Monday, 4 July 2016

Tremadog rocks


An evening walk after bog surveying near Porthmadog finally gave me the chance to explore the amazing cliffs and hanging woodlands above Tremadog.  I only scratched the surface of this extensive area, and I'm sure there's plenty more to be found.  Most of the time I was up on the open, sunny clifftop rocks, where Campylopus pilifer and Hedwigia integrifolia were surprisingly common.  The former grows in dense cushions in rock crevices and its thick shoots are reassuringly different to the common C. introflexus, whilst the latter sprawls on sunny rocks and its lack of hairpoints is immediately different to H. stellata.



One area held extensive patches of a sprawling Racomitrium with very short hairpoints.  This was growing close to typical, hoary R. heterostichum and looked incredibly different, yet they are treated as a single species in the Census Catalogue!  Also nearby was muticous (pointless) R. obtusum, which is again treated as part of R. heterostichum in Britain.  The short-pointed, narrow-leaved plant is Racomitrium obtusifolium f. trichophorum, which I discussed in The Mosses and Liverworts of Pembrokeshire.  I have now found it in several places on coastal tors in Wales, from Pembrokeshire to Harlech and Tremadog, but never inland.  There seems to be a pattern developing in records of this distinctive-looking moss...

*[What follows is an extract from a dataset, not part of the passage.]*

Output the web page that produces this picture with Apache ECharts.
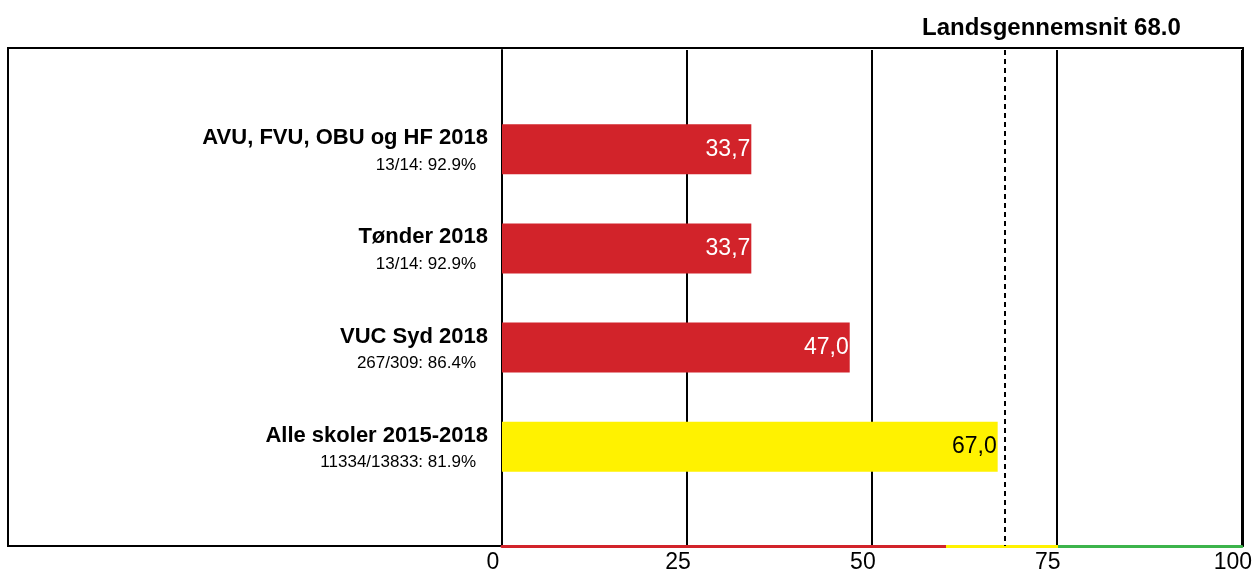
<!DOCTYPE html>
<html>
<head>
<meta charset="utf-8">
<script src="https://cdn.jsdelivr.net/npm/echarts@6/dist/echarts.min.js"></script>
<style>
  html, body { margin: 0; padding: 0; background: #fff; }
  #chart { width: 1255px; height: 576px; }
</style>
</head>
<body>
<div id="chart"></div>
<script>
// categories (blank slots at both ends keep the bars off the frame)
const categories = ['', 'AVU, FVU, OBU og HF 2018', 'Tønder 2018', 'VUC Syd 2018', 'Alle skoler 2015-2018', '']
const subLabels = ['', '13/14: 92.9%', '13/14: 92.9%', '267/309: 86.4%', '11334/13833: 81.9%', '']
const values = [null, 33.7, 33.7, 47.0, 67.0, null]
const barColors = ['', '#d2232a', '#d2232a', '#d2232a', '#fff200', '']
const labelColors = ['', '#fff', '#fff', '#fff', '#000', '']
const average = 68.0
const xTicks = [0, 25, 50, 75, 100]
// colour bands along the value axis: red < 60, yellow < 75, green after
const bandLimits = [60, 75]
const bandColors = ['#d2232a', '#fff200', '#3cb44b']

const chart = echarts.init(document.getElementById('chart'))

const f = v => v.toFixed(1).replace('.', ',')
const xMax = xTicks[xTicks.length - 1]
const stops = []
let from = 0
bandColors.forEach((c, i) => {
  const to = i < bandLimits.length ? bandLimits[i] / xMax : 1
  stops.push({ offset: from, color: c }, { offset: to, color: c })
  from = to
})

chart.setOption({
  backgroundColor: '#fff',
  animation: false,
  textStyle: { fontFamily: 'Liberation Sans, Arial, sans-serif' },
  title: {
    text: 'Landsgennemsnit ' + average.toFixed(1),
    left: 917,
    top: 11,
    textStyle: { fontSize: 24, fontWeight: 'bold', color: '#000' },
  },
  graphic: [
    {
      type: 'rect',
      z: -10,
      shape: { x: 8, y: 48, width: 1235, height: 498 },
      style: { fill: 'none', stroke: '#000', lineWidth: 2 },
    },
  ],
  grid: { left: 502, right: 12, top: 50, bottom: 30 },
  xAxis: {
    type: 'value',
    min: xTicks[0],
    max: xMax,
    interval: 25,
    axisLine: {
      show: true,
      lineStyle: {
        width: 3,
        color: new echarts.graphic.LinearGradient(0, 0, 1, 0, stops),
      },
    },
    axisTick: { show: false },
    axisLabel: {
      color: '#000',
      fontSize: 23,
      margin: 5,
      padding: [0, 18, 0, 0],
    },
    splitLine: { show: true, lineStyle: { color: '#000', width: 2 } },
  },
  yAxis: {
    type: 'category',
    data: categories,
    inverse: true,
    boundaryGap: false,
    axisLine: { show: true, lineStyle: { color: '#000', width: 2 } },
    axisTick: { show: false },
    splitLine: { show: false },
    axisLabel: {
      margin: 14,
      interval: 0,
      formatter: (v, i) => v ? `{a|${v}}\n{b|${subLabels[i]}}` : '',
      rich: {
        a: { fontSize: 22, fontWeight: 'bold', color: '#000', lineHeight: 32, align: 'right' },
        b: { fontSize: 17, color: '#000', lineHeight: 22, align: 'right', padding: [0, 12, 0, 0] },
      },
    },
  },
  series: [
    {
      type: 'bar',
      barWidth: 50,
      data: values.map((v, i) => v === null ? null : {
        value: v,
        itemStyle: { color: barColors[i] },
        label: { color: labelColors[i] },
      }),
      label: {
        show: true,
        position: 'insideRight',
        distance: 1,
        fontSize: 23,
        formatter: p => f(p.value),
      },
      markLine: {
        silent: true,
        symbol: 'none',
        label: { show: false },
        lineStyle: { color: '#000', width: 2, type: [5, 4] },
        data: [{ xAxis: average }],
      },
    },
  ],
})
</script>
</body>
</html>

A scramble down into the upper part of the woodland above the Hospital revealed abundant Frullania fragilifolia and Plagiochila bifaria as well as some Marchesinia mackaii.  A large lichen on a boulder may well be the uncommon Cetrelia olivetorum, which may well be new for the site (already known to hold a good example of The Lobarion).  There are still vast explored and potentially bryophyte-rich habitat in the Tremadog area, as well as past generations' rarities to be rediscovered (some localities were kept secret and subsequently slipped out of bryologists' knowledge).  Oh to return!